Imagine a world where coalitions form to address climate change. Global alignment to reduce energy consumption and CO2 emissions slows the demand for coal, while boosting efficiency and clean energy investment and deployment. Carbon prices and cap-and-trade schemes enable investment in carbon capture technologies as the world shifts to low-carbon technologies. This proactive approach to climate change, entitled “Blueprints,” was identified by Shell in 2008 as one of three possible scenarios.
Shell has used scenario planning as a powerful business tool for making more strategic choices and being sensitive to uncertainties for 40 years. The “three hard truths” that were the foundation for the three scenarios in 2008 were that energy demand is surging, suppliers are struggling to keep up and stresses on our environment are increasing. The scenario entitled “Scramble” involves a lack of decisive action on climate change, thus coal and biofuels drive growth in developing countries, leading to rising food prices and air pollution, while the U.S. and Canada turn to “unconventional oil projects,” such as Canada’s tar sands.
In the past, Shell used scenario planning merely as a tool to gain insights but didn’t advocate for any particular scenario. For the first time, Shell chose a scenario that it wants to manifest, and it says it chose the Blueprints scenario as being better for both the company and the world. The company announced this, and former Shell CEO Jeroen van der Veer even advocated for governments to impose a price for emissions.
Some large corporations, including the five biggest oil companies, Walmart and American Electric Power, including a price on carbon into their long-term financial plans. However, now years have passed without decisive action, and the Blueprints scenario hasn’t been widely playing out. Governments haven’t adopted strong climate policies, carbon emissions continue to mount, and climate change is a largely unpopular topic in the media. It appears that the Scramble scenario is actually playing out, not Blueprints, and Shell itself is leading the way.
Shell has invested $6 billion towards drilling in the Beaufort and Chukchi Seas in Arctic Alaska, but a recent court ruling by the 9th U.S. Circuit Court of Appeals threw offshore Arctic oil leases into question.
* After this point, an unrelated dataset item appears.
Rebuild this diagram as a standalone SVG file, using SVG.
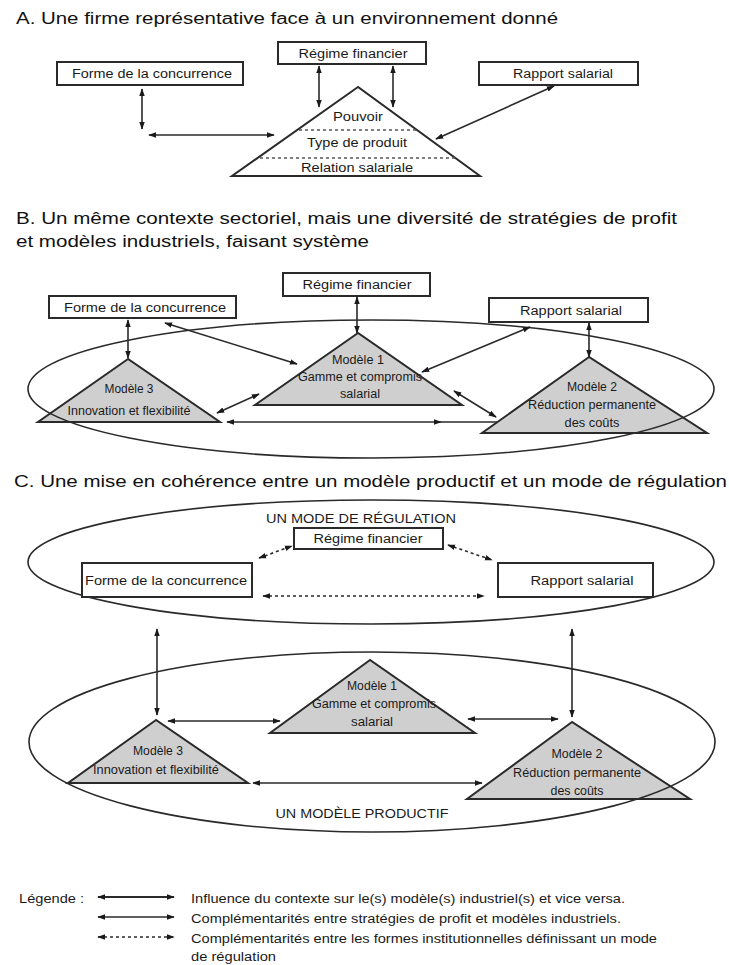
<svg xmlns="http://www.w3.org/2000/svg" width="729" height="965" viewBox="0 0 729 965">
<style>
text{font-family:"Liberation Sans Narrow","Liberation Sans",Arial,sans-serif;fill:#1a1a1a;}
.title{font-size:16px;fill:#111;}
.lbl{font-size:12.5px;text-anchor:middle;}
.leg{font-size:12.5px;}
.box{fill:#fff;stroke:#2a2a2a;stroke-width:2;}
.tri{fill:#fff;stroke:#2a2a2a;stroke-width:2;stroke-linejoin:miter;}
.tri.g{fill:#cfcfcf;}
.ell{fill:none;stroke:#2a2a2a;stroke-width:1.6;}
.dot{stroke:#555;stroke-width:1.3;stroke-dasharray:3 3;fill:none;}
.arr{stroke:#2a2a2a;stroke-width:1.6;fill:none;marker-start:url(#ah);marker-end:url(#ah);}
.arr.d{stroke-dasharray:3 3;}
.ln{stroke:#2a2a2a;stroke-width:1.6;fill:none;}
</style>
<defs>
<marker id="ah" viewBox="0 0 10 10" refX="9" refY="5" markerWidth="8" markerHeight="8" markerUnits="userSpaceOnUse" orient="auto-start-reverse">
<path d="M0,1.5 L10,5 L0,8.5 z" fill="#1a1a1a"/>
</marker>
</defs>

<!-- Section A -->
<g id="titleA"><text class="title" x="16" y="24" textLength="542" lengthAdjust="spacingAndGlyphs">A. Une firme représentative face à un environnement donné</text></g>
<g id="A-regime"><rect class="box" x="278" y="42" width="148" height="22"/><text class="lbl" x="353" y="58" textLength="109" lengthAdjust="spacingAndGlyphs">Régime financier</text></g>
<g id="A-forme"><rect class="box" x="57" y="62" width="186" height="23"/><text class="lbl" x="152" y="78" textLength="160" lengthAdjust="spacingAndGlyphs">Forme de la concurrence</text></g>
<g id="A-rapport"><rect class="box" x="479" y="62" width="159" height="23"/><text class="lbl" x="563" y="78" textLength="100" lengthAdjust="spacingAndGlyphs">Rapport salarial</text></g>
<g id="A-firme">
<polygon class="tri" points="358,87 232,176 480,176"/>
<line class="dot" x1="299" y1="130" x2="417" y2="130"/>
<line class="dot" x1="260" y1="158" x2="456" y2="158"/>
<text class="lbl" x="358" y="121" textLength="50" lengthAdjust="spacingAndGlyphs">Pouvoir</text>
<text class="lbl" x="357" y="147" textLength="100" lengthAdjust="spacingAndGlyphs">Type de produit</text>
<text class="lbl" x="357" y="172" textLength="112" lengthAdjust="spacingAndGlyphs">Relation salariale</text>
</g>
<g id="A-connectors">
<line class="arr" x1="142" y1="89" x2="142" y2="129"/>
<line class="arr" x1="149" y1="135" x2="274" y2="135"/>
<line class="arr" x1="319" y1="66" x2="319" y2="107"/>
<line class="arr" x1="393" y1="66" x2="393" y2="107"/>
<line class="arr" x1="554" y1="86" x2="436" y2="139"/>
</g>

<!-- Section B -->
<g id="titleB">
<text class="title" x="16" y="224" textLength="661" lengthAdjust="spacingAndGlyphs">B. Un même contexte sectoriel, mais une diversité de stratégies de profit</text>
<text class="title" x="16" y="247" textLength="353" lengthAdjust="spacingAndGlyphs">et modèles industriels, faisant système</text>
</g>
<g id="B-regime"><rect class="box" x="283" y="273" width="147" height="23"/><text class="lbl" x="357" y="289" textLength="109" lengthAdjust="spacingAndGlyphs">Régime financier</text></g>
<g id="B-forme"><rect class="box" x="49" y="296" width="187" height="22"/><text class="lbl" x="145" y="312" textLength="162" lengthAdjust="spacingAndGlyphs">Forme de la concurrence</text></g>
<g id="B-rapport"><rect class="box" x="489" y="298" width="159" height="24"/><text class="lbl" x="571" y="315" textLength="102" lengthAdjust="spacingAndGlyphs">Rapport salarial</text></g>
<g id="B-modele1">
<polygon class="tri g" points="358,333 255,405 462,405"/>
<text class="lbl" x="358" y="364" textLength="52" lengthAdjust="spacingAndGlyphs">Modèle 1</text>
<text class="lbl" x="360" y="381" textLength="124" lengthAdjust="spacingAndGlyphs">Gamme et compromis</text>
<text class="lbl" x="360" y="398" textLength="40" lengthAdjust="spacingAndGlyphs">salarial</text>
</g>
<g id="B-modele3">
<polygon class="tri g" points="128,359 38,422 220,422"/>
<text class="lbl" x="129" y="393" textLength="49" lengthAdjust="spacingAndGlyphs">Modèle 3</text>
<text class="lbl" x="129" y="415" textLength="123" lengthAdjust="spacingAndGlyphs">Innovation et flexibilité</text>
</g>
<g id="B-modele2">
<polygon class="tri g" points="589,357 482,433 707,433"/>
<text class="lbl" x="592" y="391" textLength="50" lengthAdjust="spacingAndGlyphs">Modèle 2</text>
<text class="lbl" x="592" y="409" textLength="128" lengthAdjust="spacingAndGlyphs">Réduction permanente</text>
<text class="lbl" x="592" y="427" textLength="55" lengthAdjust="spacingAndGlyphs">des coûts</text>
</g>
<g id="B-context"><ellipse class="ell" cx="371" cy="389" rx="343" ry="69"/></g>
<g id="B-connectors">
<line class="arr" x1="128" y1="320" x2="128" y2="358"/>
<line class="arr" x1="165" y1="323" x2="297" y2="364"/>
<line class="arr" x1="357" y1="297" x2="357" y2="333"/>
<line class="arr" x1="589" y1="323" x2="589" y2="357"/>
<line class="arr" x1="530" y1="327" x2="422" y2="372"/>
<line class="arr" x1="259" y1="394" x2="217" y2="413"/>
<line class="arr" x1="454" y1="391" x2="496" y2="417"/>
<line class="arr" x1="227" y1="422" x2="441" y2="422"/>
<line class="ln" x1="441" y1="422" x2="497" y2="422"/>
</g>

<!-- Section C -->
<g id="titleC"><text class="title" x="14" y="487" textLength="713" lengthAdjust="spacingAndGlyphs">C. Une mise en cohérence entre un modèle productif et un mode de régulation</text></g>
<g id="C-regulation">
<ellipse class="ell" cx="371" cy="562" rx="343" ry="62"/>
<text class="lbl" x="361" y="523" textLength="190" lengthAdjust="spacingAndGlyphs">UN MODE DE RÉGULATION</text>
</g>
<g id="C-regime"><rect class="box" x="294" y="528" width="149" height="21"/><text class="lbl" x="368" y="543" textLength="109" lengthAdjust="spacingAndGlyphs">Régime financier</text></g>
<g id="C-forme"><rect class="box" x="82" y="563" width="170" height="34"/><text class="lbl" x="166" y="585" textLength="162" lengthAdjust="spacingAndGlyphs">Forme de la concurrence</text></g>
<g id="C-rapport"><rect class="box" x="498" y="563" width="155" height="34"/><text class="lbl" x="582" y="585" textLength="103" lengthAdjust="spacingAndGlyphs">Rapport salarial</text></g>
<g id="C-modele1">
<polygon class="tri g" points="370,660 270,733 475,733"/>
<text class="lbl" x="372" y="690" textLength="50" lengthAdjust="spacingAndGlyphs">Modèle 1</text>
<text class="lbl" x="374" y="708" textLength="124" lengthAdjust="spacingAndGlyphs">Gamme et compromis</text>
<text class="lbl" x="372" y="726" textLength="42" lengthAdjust="spacingAndGlyphs">salarial</text>
</g>
<g id="C-modele3">
<polygon class="tri g" points="156,720 68,783 248,783"/>
<text class="lbl" x="158" y="755" textLength="50" lengthAdjust="spacingAndGlyphs">Modèle 3</text>
<text class="lbl" x="156" y="774" textLength="126" lengthAdjust="spacingAndGlyphs">Innovation et flexibilité</text>
</g>
<g id="C-modele2">
<polygon class="tri g" points="572,722 467,799 690,799"/>
<text class="lbl" x="577" y="758" textLength="51" lengthAdjust="spacingAndGlyphs">Modèle 2</text>
<text class="lbl" x="577" y="777" textLength="128" lengthAdjust="spacingAndGlyphs">Réduction permanente</text>
<text class="lbl" x="577" y="795" textLength="53" lengthAdjust="spacingAndGlyphs">des coûts</text>
</g>
<g id="C-productif">
<ellipse class="ell" cx="372" cy="742" rx="343" ry="90"/>
<text class="lbl" x="362" y="818" textLength="173" lengthAdjust="spacingAndGlyphs">UN MODÈLE PRODUCTIF</text>
</g>
<g id="C-connectors">
<line class="arr d" x1="259" y1="558" x2="292" y2="546"/>
<line class="arr d" x1="448" y1="545" x2="492" y2="560"/>
<line class="arr d" x1="263" y1="596" x2="484" y2="596"/>
<line class="arr" x1="157" y1="629" x2="157" y2="715"/>
<line class="arr" x1="572" y1="629" x2="572" y2="717"/>
<line class="arr" x1="168" y1="721" x2="280" y2="721"/>
<line class="arr" x1="468" y1="719" x2="558" y2="719"/>
<line class="arr" x1="253" y1="783" x2="482" y2="783"/>
</g>

<!-- Legend -->
<g id="legend">
<text class="leg" x="19" y="903" textLength="65" lengthAdjust="spacingAndGlyphs">Légende :</text>
<line class="arr" x1="98" y1="897" x2="174" y2="897" style="stroke-width:2"/>
<text class="leg" x="191" y="903" textLength="434" lengthAdjust="spacingAndGlyphs">Influence du contexte sur le(s) modèle(s) industriel(s) et vice versa.</text>
<line class="arr" x1="98" y1="917" x2="174" y2="917"/>
<text class="leg" x="191" y="923" textLength="430" lengthAdjust="spacingAndGlyphs">Complémentarités entre stratégies de profit et modèles industriels.</text>
<line class="arr d" x1="98" y1="937" x2="174" y2="937"/>
<text class="leg" x="191" y="943" textLength="466" lengthAdjust="spacingAndGlyphs">Complémentarités entre les formes institutionnelles définissant un mode</text>
<text class="leg" x="191" y="961" textLength="85" lengthAdjust="spacingAndGlyphs">de régulation</text>
</g>
</svg>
Shell spent nearly $1 billion annually in Arctic drilling in the last few years, thus it was banking on the Scramble scenario and looking to capitalize off of this scenario. A coalition of native and environmental groups led a lawsuit that has halted Shell’s plans to start drilling this summer, thus elements of the Blueprints scenario are manifesting.
Oil produced from Canadian tar sands are another example of Shell banking on the Scramble scenario. Because a lot of energy needs to be used to extract oil from this source, the greenhouse gas emissions are 23 percent higher than from conventional crude.
The proposed Keystone XL pipeline would help deliver hard-to-access Alberta tar sand oil to U.S. refineries. If the production, refining and combustion of 830,000 barrels per day of sands crude oil were actually met, the pipeline would contribute the climate-change equivalent of an additional 5.7 million cars on the road each year , according to a report by the State Department. Shell has invested millions in lobbying for this controversial project, furthering the push towards the Scramble scenario.
Although Shell has publicly stated that it supports the Blueprints scenario, its support of the Keystone XL pipeline, oil production from tar sands and Arctic drilling show otherwise. In the absence of decisive government action to curb climate change, Shell is scrambling to capitalize off of the current scenario.
“I will be one of those persons most cheering for an endless summer in Alaska,” Peter E. Slaiby, vice president of Shell Alaska, said at the Arctic Imperative Summit.